Event Sourcing was already good for auditing. You could always replay your history, see what happened, and understand how you got to the current state. Merkle trees take this further: they make your history cryptographically provable. Not just "here's what our logs say" but "here's mathematical proof that this event existed at this point in time, and here's how you can verify it yourself."
Going Further¶
Once you start working with Merkle proofs, several interesting possibilities open up.
EventSourcingDB also supports Ed25519 cryptographic signatures for events. When you enable event signing, each event gets a digital signature proving it was created by your system and hasn't been tampered with. You can combine both techniques: Event signatures prove the event came from you and hasn't been modified, while Merkle proofs prove the event was part of your dataset at a specific time. Together, they provide end-to-end cryptographic integrity: authenticity – it's your event – plus membership – it was in your system at time X.
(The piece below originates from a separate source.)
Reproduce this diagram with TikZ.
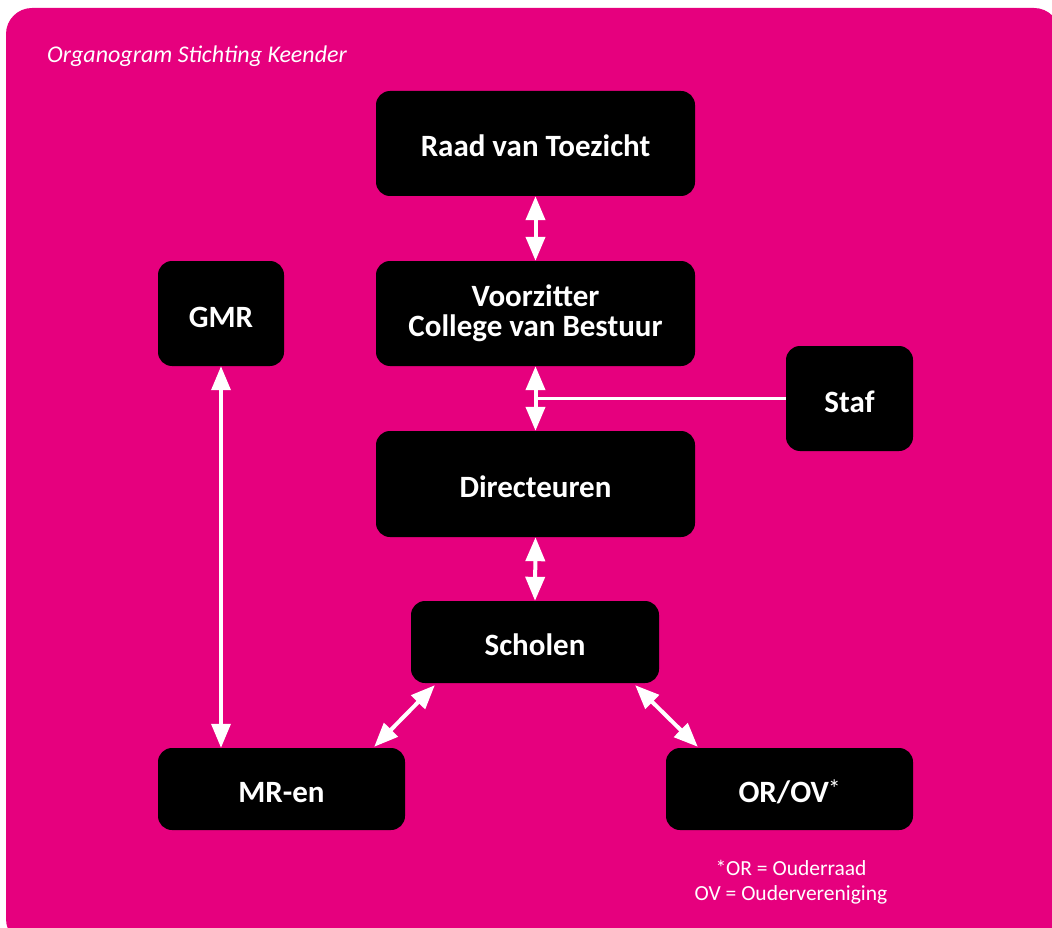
\documentclass[tikz,border=0pt]{standalone}
\usepackage{fontspec}
\setmainfont{Carlito}
\usetikzlibrary{arrows.meta,calc}
\definecolor{mag}{HTML}{E6007E}
\begin{document}
\begin{tikzpicture}[x=1pt,y=-1pt,
  box/.style={fill=black, rounded corners=14pt, text=white, font=\fontsize{31}{30}\selectfont\bfseries, align=center, inner sep=0pt},
  one/.style={text height=27pt, text depth=0pt},
  dbl/.style={white, line width=4pt, {Triangle[width=19pt,length=24pt]}-{Triangle[width=19pt,length=24pt]}},
  link/.style={white, line width=3.5pt}]
\useasboundingbox (0,0) rectangle (1052,928);
\clip (0,0) rectangle (1052,928);
\fill[mag, rounded corners=26pt] (6,8) rectangle (1060,945);
\node[anchor=base west, font=\fontsize{24}{28}\selectfont\itshape, text=white, inner sep=0pt] (title) at (47,63) {Organogram Stichting Keender};
\node[box, one, minimum width=319pt, minimum height=105pt] (rvt) at (535.5,143.5) {Raad van Toezicht};
\node[box, minimum width=319pt, minimum height=105pt] (voor) at (535.5,313.5) {Voorzitter\\College van Bestuur};
\node[box, one, minimum width=127pt, minimum height=105pt] (staf) at (849.5,398.5) {Staf};
\node[box, one, minimum width=126pt, minimum height=105pt] (gmr) at (221,313.5) {GMR};
\node[box, one, minimum width=319pt, minimum height=106pt] (dir) at (535.5,484) {Directeuren};
\node[box, one, minimum width=248pt, minimum height=82pt] (sch) at (535,642) {Scholen};
\node[box, one, minimum width=247pt, minimum height=82pt] (mr) at (281.5,789) {MR-en};
\node[box, one, minimum width=247pt, minimum height=82pt] (orov) at (789.5,789) {OR/OV\kern-1pt\raisebox{5pt}{\mdseries\fontsize{25}{25}\selectfont*}};
\node[font=\fontsize{21.5}{25}\selectfont, text=white, align=center] (note) at (791,882) {*OR = Ouderraad\\OV = Oudervereniging};
\draw[dbl] (rvt.south) -- (voor.north);
\draw[link] (staf.west) -- (staf.west -| voor.south);
\draw[dbl] (voor.south) -- (dir.north);
\draw[dbl] (dir.south) -- (sch.north);
\draw[dbl, line width=3.5pt] (gmr.south) -- (gmr.south |- mr.north);
\draw[dbl] ($(sch.south west)+(24,2)$) -- ($(mr.north east)+(-31,-1)$);
\draw[dbl] ($(sch.south east)+(-24,2)$) -- ($(orov.north west)+(32,-1)$);
\end{tikzpicture}
\end{document}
Want to take transparency even further? Publish your Merkle roots to a public ledger. Every day, week, or hour, calculate the Merkle root of your current event stream and post it somewhere immutable and publicly visible. A blockchain transaction. A certificate transparency log. A timestamping service. Your public website with web archives capturing it. This creates an undeniable timeline. You can't later claim you had different data at that point in time. The publicly posted Merkle root locks in what your dataset looked like at that moment. Some systems take this further by having customers or partners co-sign Merkle roots, creating multi-party agreement on the state of shared data at specific points in time.
Merkle proofs also enable sophisticated selective disclosure workflows. Imagine a scenario where you collect events from multiple sources, different parties are allowed to see different subsets, and everyone needs to trust the complete dataset exists. With Merkle trees, you can give each party proofs for only the events they're authorized to see, let them verify those events are part of the larger dataset, and maintain privacy for everyone else's events. This is particularly powerful for multi-tenant systems, data marketplaces, or collaborative platforms where data sharing needs fine-grained control.
Getting Started¶
Ready to try it yourself?
The tool is open source under the MIT license and free to use. You can find the source code, report issues, or contribute on GitHub at https://github.com/thenativeweb/eventsourcingdb-merkle or install it from npm at https://www.npmjs.com/package/eventsourcingdb-merkle.
If you're new to EventSourcingDB, start with the Getting Started guide to set up your event store first.
Have questions, feedback, or interesting use cases we haven't covered? We'd love to hear from you at hello@thenativeweb.io.
Trust, but Verify¶
In the physical world, trust is often about reputation, relationships, and track records. In the digital world, we can do better. We can move from "trust me" to "verify it yourself."
Event Sourcing gives you complete history. Every change, every decision, every action captured as immutable facts. Merkle trees give you cryptographic proofs. Not just logs you control, but mathematical evidence anyone can verify independently.
Together, they provide something traditional databases can't: provable history. You don't have to trust that the data is correct – you can verify it. You don't have to trust that events haven't been tampered with – the math proves it. You don't have to reveal everything to prove something – selective disclosure is built in.
The question is no longer "Do you trust me?" The question becomes "Here's the proof – does it check out?"
That's the difference between trust and truth. And in an increasingly complex digital world where data integrity and privacy both matter, that difference is everything.